* [YOUR OBJECTIVE]:
Check each line for the string "this" and give only the count of lines that have it.

[start of EXERCISE INPUT]

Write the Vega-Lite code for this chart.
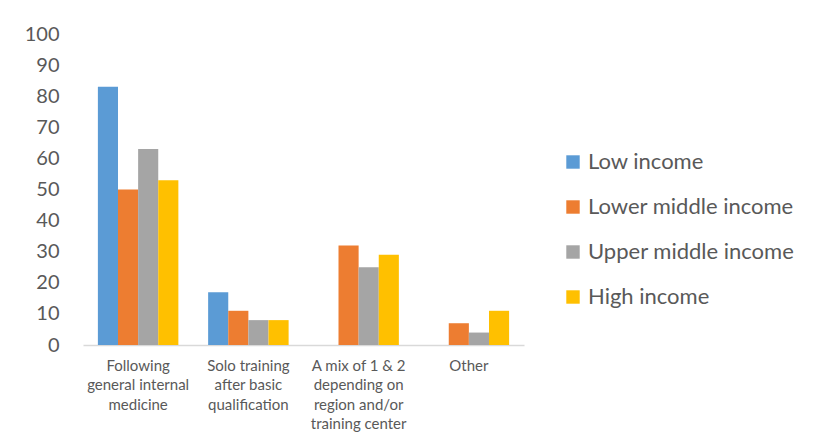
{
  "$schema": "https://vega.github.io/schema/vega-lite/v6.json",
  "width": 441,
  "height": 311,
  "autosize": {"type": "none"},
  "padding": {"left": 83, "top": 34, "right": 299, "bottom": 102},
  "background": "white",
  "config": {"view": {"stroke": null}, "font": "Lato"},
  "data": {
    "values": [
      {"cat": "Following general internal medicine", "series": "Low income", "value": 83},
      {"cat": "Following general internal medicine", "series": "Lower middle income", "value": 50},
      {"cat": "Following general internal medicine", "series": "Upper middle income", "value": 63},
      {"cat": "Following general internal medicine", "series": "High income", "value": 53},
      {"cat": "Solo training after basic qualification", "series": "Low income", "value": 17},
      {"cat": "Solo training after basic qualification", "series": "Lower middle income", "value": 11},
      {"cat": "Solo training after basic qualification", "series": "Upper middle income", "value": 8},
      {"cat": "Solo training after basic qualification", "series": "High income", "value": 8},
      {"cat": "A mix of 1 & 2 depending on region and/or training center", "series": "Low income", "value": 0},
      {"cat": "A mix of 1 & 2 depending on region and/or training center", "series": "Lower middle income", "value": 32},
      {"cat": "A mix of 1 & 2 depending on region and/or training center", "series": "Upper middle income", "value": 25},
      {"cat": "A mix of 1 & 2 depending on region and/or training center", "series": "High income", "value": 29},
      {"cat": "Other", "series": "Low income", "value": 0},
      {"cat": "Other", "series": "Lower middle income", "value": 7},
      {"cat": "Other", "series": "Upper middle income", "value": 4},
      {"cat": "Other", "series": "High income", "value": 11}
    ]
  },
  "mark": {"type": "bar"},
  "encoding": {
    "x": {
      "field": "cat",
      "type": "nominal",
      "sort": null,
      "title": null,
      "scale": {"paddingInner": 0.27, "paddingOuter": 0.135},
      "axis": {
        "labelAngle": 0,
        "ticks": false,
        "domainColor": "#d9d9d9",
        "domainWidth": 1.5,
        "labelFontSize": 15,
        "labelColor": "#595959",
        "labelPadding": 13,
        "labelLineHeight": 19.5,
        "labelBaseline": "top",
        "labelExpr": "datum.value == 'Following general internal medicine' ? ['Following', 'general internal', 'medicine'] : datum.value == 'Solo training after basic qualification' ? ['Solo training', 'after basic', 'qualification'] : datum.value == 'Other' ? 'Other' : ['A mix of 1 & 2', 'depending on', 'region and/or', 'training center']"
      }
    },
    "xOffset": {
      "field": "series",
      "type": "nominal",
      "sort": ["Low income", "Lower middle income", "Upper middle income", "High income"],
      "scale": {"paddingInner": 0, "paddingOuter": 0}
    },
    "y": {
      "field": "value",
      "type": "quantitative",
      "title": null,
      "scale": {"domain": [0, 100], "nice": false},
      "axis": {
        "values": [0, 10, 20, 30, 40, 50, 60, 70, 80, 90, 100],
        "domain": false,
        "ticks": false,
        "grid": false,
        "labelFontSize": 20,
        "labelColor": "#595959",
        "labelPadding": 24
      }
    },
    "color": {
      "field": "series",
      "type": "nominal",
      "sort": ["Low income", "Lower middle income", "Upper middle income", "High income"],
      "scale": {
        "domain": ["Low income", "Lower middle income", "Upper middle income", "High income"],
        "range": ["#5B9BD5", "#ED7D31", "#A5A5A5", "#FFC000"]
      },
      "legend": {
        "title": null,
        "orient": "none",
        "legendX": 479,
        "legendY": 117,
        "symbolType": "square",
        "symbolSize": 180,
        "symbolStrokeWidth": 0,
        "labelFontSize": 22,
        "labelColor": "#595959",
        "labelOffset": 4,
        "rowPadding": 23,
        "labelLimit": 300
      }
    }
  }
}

[end of EXERCISE INPUT]
[start of EXERCISE INPUT]

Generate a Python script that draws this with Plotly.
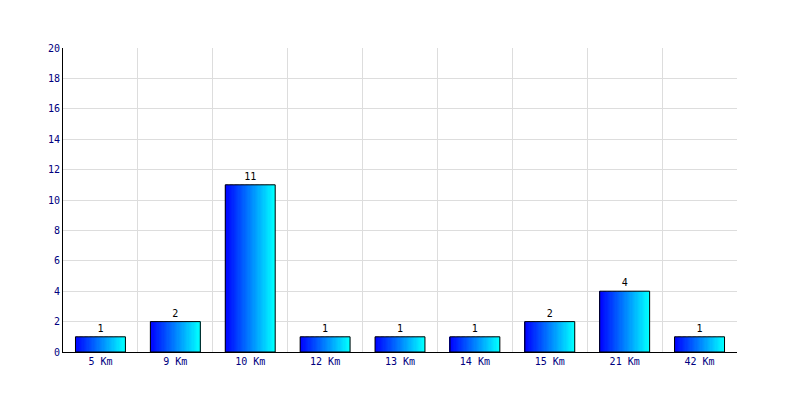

[end of EXERCISE INPUT]

* [RESPONSE TO THE EXERCISE]:
2